In 2010, a year after he cooked the first state dinner for the Obamas, he opened Red Rooster.

At Harlem Haberdashery, Louis Johnson, a creative director there, discussed his volunteer work cleaning up Lenox Avenue.

He stepped over to Mr. Samuelsson to check the size of the jacket Mr. Samuelsson was trying on. “Is that a large?”

Dismayed, Mr. Samuelsson responded: “I never get a large in anything. That would be accepting a reality I’m not ready to accept.” Sticking to his size choice, he paid for the acquisition and headed out.

He wore it proudly later that night at his dinner party at the Red Rooster as he posed for photos and vigorously introduced guests to one another. Among them were Lana Turner, a Harlem preservationist and hat collector (she owns more than 500); Bevy Smith, the host of “Bevelations” on Sirius XM radio; Dapper Dan, the famed Harlem-based designer, and Ms.
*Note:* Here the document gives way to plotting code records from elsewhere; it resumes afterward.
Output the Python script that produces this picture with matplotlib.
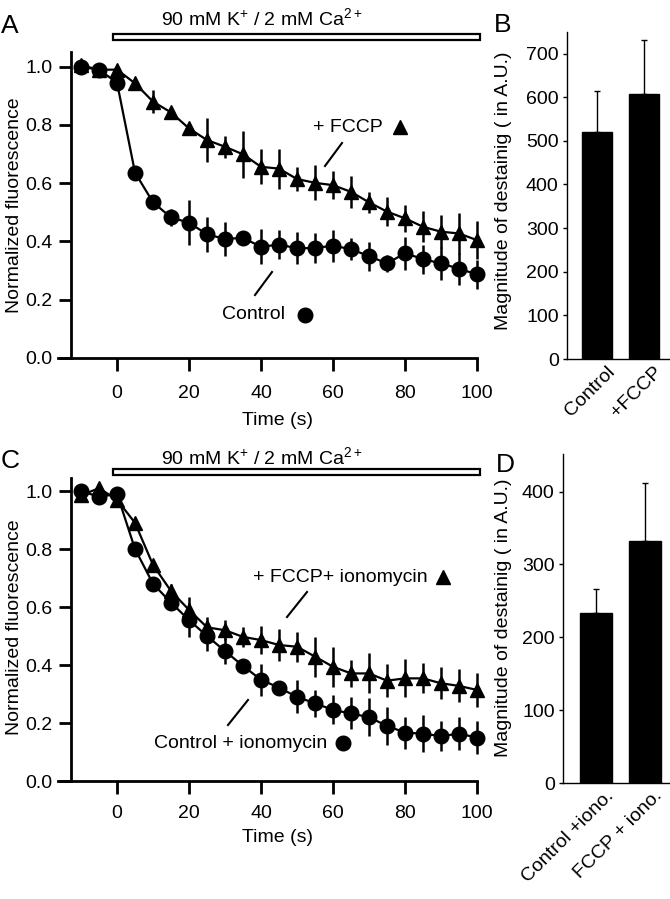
import numpy as np
import matplotlib
matplotlib.use("Agg")
import matplotlib.pyplot as plt
from matplotlib.lines import Line2D
from matplotlib.patches import Rectangle
from matplotlib.transforms import ScaledTranslation

plt.rcParams['font.family'] = ['Liberation Sans', 'DejaVu Sans']
plt.rcParams['mathtext.fontset'] = 'custom'
plt.rcParams['mathtext.rm'] = 'Liberation Sans'
plt.rcParams['mathtext.it'] = 'Liberation Sans'

# ---------------- data ----------------
time = [-10, -5, 0, 5, 10, 15, 20, 25, 30, 35, 40, 45, 50, 55, 60, 65, 70, 75, 80, 85, 90, 95, 100]

ctrl_a = [1.00, 0.99, 0.945, 0.636, 0.534, 0.482, 0.464, 0.424, 0.408, 0.412, 0.381, 0.389,
          0.376, 0.377, 0.385, 0.373, 0.349, 0.324, 0.359, 0.339, 0.324, 0.306, 0.286]
ctrl_a_err = [0.0, 0.0, 0.01, 0.0, 0.0, 0.03, 0.077, 0.06, 0.06, 0.023, 0.06, 0.05,
              0.055, 0.05, 0.055, 0.037, 0.05, 0.03, 0.057, 0.05, 0.057, 0.055, 0.05]
fccp_a = [1.005, 0.99, 0.99, 0.943, 0.88, 0.843, 0.788, 0.748, 0.725, 0.699, 0.656, 0.65,
          0.614, 0.601, 0.593, 0.57, 0.534, 0.502, 0.479, 0.45, 0.433, 0.427, 0.404]
fccp_a_err = [0.0, 0.0, 0.0, 0.0, 0.04, 0.0, 0.01, 0.077, 0.037, 0.08, 0.06, 0.069,
              0.04, 0.06, 0.048, 0.054, 0.037, 0.05, 0.046, 0.054, 0.057, 0.069, 0.065]

ctrl_c = [1.00, 0.98, 0.99, 0.80, 0.68, 0.615, 0.555, 0.50, 0.448, 0.397, 0.349, 0.322,
          0.29, 0.268, 0.245, 0.233, 0.22, 0.19, 0.167, 0.163, 0.155, 0.163, 0.15]
ctrl_c_err = [0.0, 0.0, 0.0, 0.0, 0.0, 0.02, 0.06, 0.05, 0.044, 0.01, 0.055, 0.02,
              0.057, 0.046, 0.05, 0.055, 0.066, 0.066, 0.055, 0.063, 0.052, 0.057, 0.057]
fccp_c = [0.985, 1.01, 0.97, 0.89, 0.745, 0.655, 0.59, 0.53, 0.52, 0.497, 0.486, 0.469,
          0.463, 0.429, 0.394, 0.371, 0.371, 0.346, 0.354, 0.354, 0.337, 0.328, 0.314]
fccp_c_err = [0.0, 0.0, 0.0, 0.0, 0.0, 0.025, 0.046, 0.035, 0.035, 0.035, 0.048, 0.055,
              0.052, 0.069, 0.069, 0.046, 0.069, 0.057, 0.066, 0.052, 0.055, 0.057, 0.06]

bar_b_labels = ['Control', '+FCCP']
bar_b_values = [520, 607]
bar_b_err = [95, 125]

bar_d_labels = ['Control +iono.', 'FCCP + iono.']
bar_d_values = [233, 332]
bar_d_err = [33, 80]

time_ticks = [0, 20, 40, 60, 80, 100]
fl_ticks = [0.0, 0.2, 0.4, 0.6, 0.8, 1.0]

# ---------------- figure ----------------
W, H = 670, 899
fig = plt.figure(figsize=(W / 100, H / 100), dpi=100)


def px_axes(l, t, r, b):
    return fig.add_axes([l / W, 1 - b / H, (r - l) / W, (b - t) / H])


def fx(x):
    return x / W


def fy(y):
    return 1 - y / H


FS = 14
LW_AX = 2.0


def time_panel(ax, ctrl, ctrl_err, fccp, fccp_err, ytop, xpad):
    ax.set_xlim(-16.4, 100)
    ax.set_ylim(0, ytop)
    for s in ['top', 'right']:
        ax.spines[s].set_visible(False)
    ax.spines['left'].set_position(('data', -12.8))
    for s in ['left', 'bottom']:
        ax.spines[s].set_linewidth(LW_AX)
    ax.set_xticks(time_ticks)
    ax.set_yticks(fl_ticks)
    ax.set_yticklabels([f'{v:.1f}' for v in fl_ticks])
    ax.tick_params(axis='both', direction='out', length=9, width=LW_AX, labelsize=FS)
    ax.tick_params(axis='x', pad=xpad)
    ax.tick_params(axis='y', pad=4.5)
    ax.errorbar(time, fccp, yerr=fccp_err, fmt='none', ecolor='black', elinewidth=1.8,
                capsize=0, clip_on=False)
    ax.errorbar(time, ctrl, yerr=ctrl_err, fmt='none', ecolor='black', elinewidth=1.8,
                capsize=0, clip_on=False)
    ax.plot(time, fccp, color='black', lw=1.6, marker='^', ms=10.5, clip_on=False)
    ax.plot(time, ctrl, color='black', lw=1.6, marker='o', ms=10.5, clip_on=False)
    ax.patch.set_alpha(0)


def bar_panel(ax, labels, values, err, ylim, yticks, xl):
    x = np.arange(len(values))
    ax.bar(x, values, width=0.65, color='black', edgecolor='black')
    ax.errorbar(x, values, yerr=[np.zeros(len(err)), err], fmt='none', ecolor='black',
                elinewidth=1.0, capsize=2.5, capthick=1.0)
    ax.set_xlim(xl, xl + 103 / 47)
    ax.set_ylim(*ylim)
    ax.set_yticks(yticks)
    for s in ['top', 'right']:
        ax.spines[s].set_visible(False)
    for s in ['left', 'bottom']:
        ax.spines[s].set_linewidth(1.0)
    ax.set_xticks(x)
    ax.set_xticklabels(labels, rotation=45, ha='right', rotation_mode='anchor')
    ax.tick_params(axis='x', length=0, labelsize=FS, pad=3)
    ax.tick_params(axis='y', direction='out', length=3, width=1.0, labelsize=FS, pad=3)
    off = ScaledTranslation(9 / 100, 0, fig.dpi_scale_trans)
    for lab in ax.get_xticklabels():
        lab.set_transform(lab.get_transform() + off)
    ax.patch.set_alpha(0)


# Panel A
axA = px_axes(58, 52.2, 477, 357.7)
time_panel(axA, ctrl_a, ctrl_a_err, fccp_a, fccp_a_err, 1.05, 11)
# Panel C
axC = px_axes(58, 478, 477, 781)
time_panel(axC, ctrl_c, ctrl_c_err, fccp_c, fccp_c_err, 1.045, 8)
# Panel B
axB = px_axes(567, 31.7, 670, 359)
bar_panel(axB, bar_b_labels, bar_b_values, bar_b_err, (0, 750), [0, 100, 200, 300, 400, 500, 600, 700], -0.64)
# Panel D
axD = px_axes(563, 454.3, 670, 783.3)
bar_panel(axD, bar_d_labels, bar_d_values, bar_d_err, (0, 451), [0, 100, 200, 300, 400], -0.68)

# axis labels
for yc in [205, 627]:
    fig.text(fx(15), fy(yc), 'Normalized fluorescence', rotation=90, ha='center', va='center', fontsize=FS)
fig.text(fx(277), fy(420), 'Time (s)', ha='center', va='center', fontsize=FS)
fig.text(fx(277), fy(838), 'Time (s)', ha='center', va='center', fontsize=FS)
fig.text(fx(503), fy(191), 'Magnitude of destainig ( in A.U.)', rotation=90, ha='center', va='center', fontsize=FS)
fig.text(fx(503), fy(618), 'Magnitude of destainig ( in A.U.)', rotation=90, ha='center', va='center', fontsize=FS)

# panel letters
fig.text(fx(1), fy(26), 'A', ha='left', va='center', fontsize=19)
fig.text(fx(1), fy(461), 'C', ha='left', va='center', fontsize=19)
fig.text(fx(494), fy(25), 'B', ha='left', va='center', fontsize=19)
fig.text(fx(496), fy(465), 'D', ha='left', va='center', fontsize=19)

# stimulus bars
stim = r'90 mM K$^{+}$ / 2 mM Ca$^{2+}$'
for ty, by in [(18, 37), (457, 472)]:
    fig.text(fx(262), fy(ty), stim, ha='center', va='center', fontsize=FS)
    fig.add_artist(Rectangle((fx(113), fy(by + 3)), fx(480) - fx(113), fy(by - 3) - fy(by + 3),
                             transform=fig.transFigure, facecolor='white', edgecolor='black', lw=1.6))


# annotations
def note(text, tx, ty, mk, mx, line):
    fig.text(fx(tx), fy(ty), text, ha='center', va='center', fontsize=FS)
    fig.add_artist(Line2D([fx(mx)], [fy(ty)], marker=mk, ms=10.5, color='black', ls='none',
                          transform=fig.transFigure))
    (x0, y0), (x1, y1) = line
    fig.add_artist(Line2D([fx(x0), fx(x1)], [fy(y0), fy(y1)], color='black', lw=1.5,
                          transform=fig.transFigure))


note('+ FCCP', 348, 127, '^', 400, ((325, 166), (342, 143)))
note('Control', 254, 315, 'o', 305, ((255, 295), (272, 272)))
note('+ FCCP+ ionomycin', 340, 577, '^', 443, ((287, 617), (307, 592)))
note('Control + ionomycin', 241, 743, 'o', 343, ((228, 725), (248, 700)))

fig.savefig('out.png', dpi=100)
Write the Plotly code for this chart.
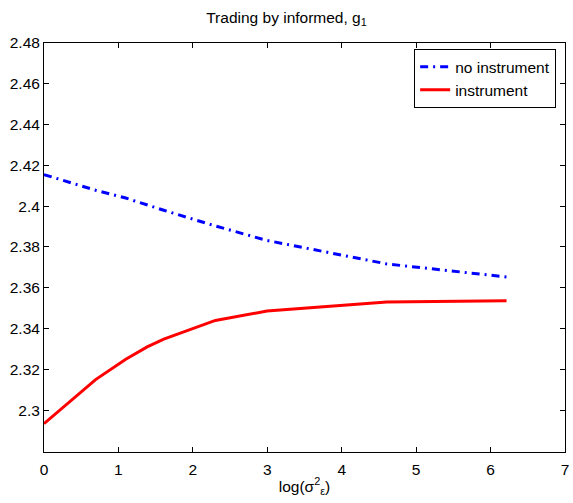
import plotly.graph_objects as go

x_vals = [0.0, 0.6931, 1.0986, 1.3863, 1.6094, 2.3026, 2.9957, 4.6052, 6.2146]
no_instrument = [2.4155, 2.4078, 2.4040, 2.4006, 2.3980, 2.3903, 2.3832, 2.3717, 2.3653]
instrument = [2.2934, 2.3150, 2.3250, 2.3310, 2.3348, 2.3440, 2.3486, 2.3530, 2.3537]

y_ticks = [2.3, 2.32, 2.34, 2.36, 2.38, 2.4, 2.42, 2.44, 2.46, 2.48]
y_tick_text = ["2.3", "2.32", "2.34", "2.36", "2.38", "2.4", "2.42", "2.44", "2.46", "2.48"]
x_ticks = [0, 1, 2, 3, 4, 5, 6, 7]

fig = go.Figure()
fig.add_trace(go.Scatter(x=x_vals, y=no_instrument, mode="lines", name="no instrument",
                         line=dict(color="#0000ff", width=3, dash="8px,5px,2px,5px")))
fig.add_trace(go.Scatter(x=x_vals, y=instrument, mode="lines", name="instrument",
                         line=dict(color="#ff0000", width=3)))

font_family = "Liberation Sans, Arial, Helvetica, sans-serif"
fig.update_layout(
    width=573, height=503,
    margin=dict(l=44, r=4, t=43, b=51),
    paper_bgcolor="white", plot_bgcolor="white",
    font=dict(family=font_family, size=15.5, color="black"),
    title=dict(text="Trading by informed, g<sub>1</sub>", x=0.5, xanchor="center",
               y=0.966, yanchor="middle", font=dict(size=15.5)),
    showlegend=True,
    legend=dict(x=0.983, y=0.985, xanchor="right", yanchor="top",
                bordercolor="black", borderwidth=1, bgcolor="white",
                font=dict(size=15.5), tracegroupgap=0),
)
fig.update_xaxes(range=[0, 7], tickvals=x_ticks, ticks="inside", ticklen=5,
                 showline=True, linecolor="black", linewidth=1, mirror="allticks",
                 showgrid=False, zeroline=False, tickcolor="black",
                 tickfont=dict(size=15.5), ticklabeloverflow="allow", ticklabelstandoff=3,
                 title=dict(text="log(σ<sup>2</sup><sub>ε</sub>)", standoff=4, font=dict(size=15.5)))
fig.update_yaxes(range=[2.2795, 2.48], tickvals=y_ticks, ticktext=y_tick_text,
                 ticks="inside", ticklen=5, tickfont=dict(size=15.5), ticklabeloverflow="allow",
                 showline=True, linecolor="black", linewidth=1, mirror="allticks",
                 showgrid=False, zeroline=False, tickcolor="black")

fig.write_html("out.html")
Golden.

“If you’re a musician, there’s a clear beacon that you want to be a part of, which is the Apollo,” he said. “If you’re an artist, there’s the Studio Museum. In cooking, I felt there was a space there we could create that would be inspired by the past but very much about the present and future. That’s Red Rooster. When you’re in doubt, you come in here and you get it.”